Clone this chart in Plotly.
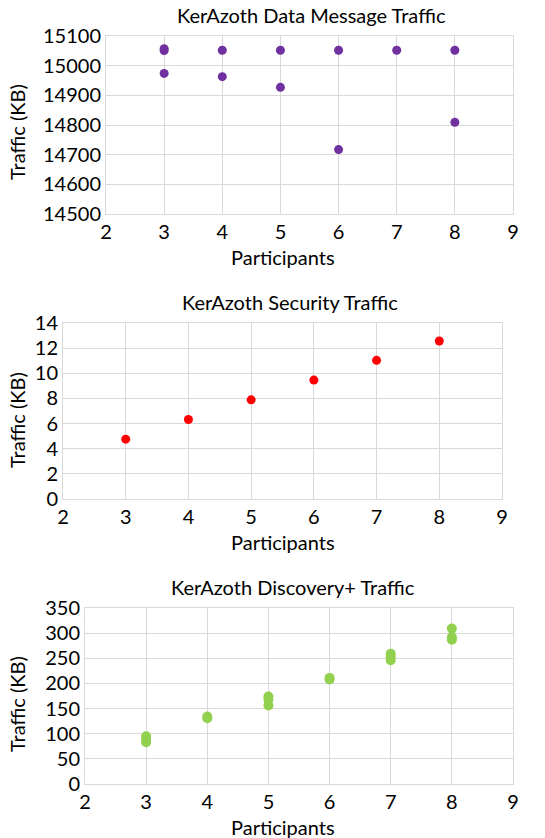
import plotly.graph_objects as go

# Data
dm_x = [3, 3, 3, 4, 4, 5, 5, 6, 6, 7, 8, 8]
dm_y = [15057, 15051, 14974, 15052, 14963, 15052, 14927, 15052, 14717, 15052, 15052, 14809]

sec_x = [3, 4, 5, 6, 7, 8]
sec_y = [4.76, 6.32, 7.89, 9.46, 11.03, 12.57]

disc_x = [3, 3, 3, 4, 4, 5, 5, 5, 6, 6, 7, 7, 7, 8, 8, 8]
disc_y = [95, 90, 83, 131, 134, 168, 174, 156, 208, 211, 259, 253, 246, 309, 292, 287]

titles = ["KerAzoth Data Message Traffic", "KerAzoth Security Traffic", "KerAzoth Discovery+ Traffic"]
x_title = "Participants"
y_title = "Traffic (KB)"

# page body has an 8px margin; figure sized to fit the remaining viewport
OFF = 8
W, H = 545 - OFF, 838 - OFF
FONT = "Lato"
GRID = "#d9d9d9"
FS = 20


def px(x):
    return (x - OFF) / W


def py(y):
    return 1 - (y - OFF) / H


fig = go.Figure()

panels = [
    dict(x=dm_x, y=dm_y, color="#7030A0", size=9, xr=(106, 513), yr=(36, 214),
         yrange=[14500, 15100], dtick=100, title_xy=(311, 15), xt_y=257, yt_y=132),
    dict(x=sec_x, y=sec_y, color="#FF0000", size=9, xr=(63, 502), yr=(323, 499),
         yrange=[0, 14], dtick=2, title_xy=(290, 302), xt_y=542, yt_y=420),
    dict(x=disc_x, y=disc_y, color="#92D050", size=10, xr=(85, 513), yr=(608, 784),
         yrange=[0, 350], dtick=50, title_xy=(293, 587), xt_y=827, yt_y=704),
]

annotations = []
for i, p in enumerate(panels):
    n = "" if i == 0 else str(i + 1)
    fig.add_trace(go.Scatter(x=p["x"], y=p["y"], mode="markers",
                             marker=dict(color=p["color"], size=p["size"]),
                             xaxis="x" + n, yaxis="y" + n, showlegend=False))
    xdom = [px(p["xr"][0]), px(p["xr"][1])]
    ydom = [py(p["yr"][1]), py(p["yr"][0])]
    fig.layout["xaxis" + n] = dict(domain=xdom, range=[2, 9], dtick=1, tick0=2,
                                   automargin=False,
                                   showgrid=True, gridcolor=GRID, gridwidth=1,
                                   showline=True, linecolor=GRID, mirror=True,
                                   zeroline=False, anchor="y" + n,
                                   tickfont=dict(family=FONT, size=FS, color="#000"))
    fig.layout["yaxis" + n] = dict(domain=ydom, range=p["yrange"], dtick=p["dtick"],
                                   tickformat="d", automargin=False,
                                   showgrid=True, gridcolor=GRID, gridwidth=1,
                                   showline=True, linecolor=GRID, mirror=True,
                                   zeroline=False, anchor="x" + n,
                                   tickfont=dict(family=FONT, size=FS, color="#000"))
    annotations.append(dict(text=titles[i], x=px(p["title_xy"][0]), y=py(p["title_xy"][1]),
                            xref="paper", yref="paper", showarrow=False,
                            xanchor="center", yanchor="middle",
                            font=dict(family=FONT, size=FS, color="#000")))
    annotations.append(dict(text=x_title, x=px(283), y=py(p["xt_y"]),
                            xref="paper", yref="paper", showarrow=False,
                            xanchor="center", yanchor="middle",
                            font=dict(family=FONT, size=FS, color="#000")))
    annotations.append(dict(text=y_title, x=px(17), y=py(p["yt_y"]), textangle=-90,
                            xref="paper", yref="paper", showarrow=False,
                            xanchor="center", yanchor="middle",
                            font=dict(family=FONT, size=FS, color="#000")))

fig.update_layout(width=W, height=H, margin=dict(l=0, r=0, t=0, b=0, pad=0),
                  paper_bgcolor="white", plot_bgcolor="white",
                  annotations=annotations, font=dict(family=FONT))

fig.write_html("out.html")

┄┄┄┄┄┄

Transcribe exactly, with no pictures, the lines running from the first line of the material through the line holding "15052, 15052, 14809]".

PROBLEM SOLUTION:
Clone this chart in Plotly.
import plotly.graph_objects as go

# Data
dm_x = [3, 3, 3, 4, 4, 5, 5, 6, 6, 7, 8, 8]
dm_y = [15057, 15051, 14974, 15052, 14963, 15052, 14927, 15052, 14717, 15052, 15052, 14809]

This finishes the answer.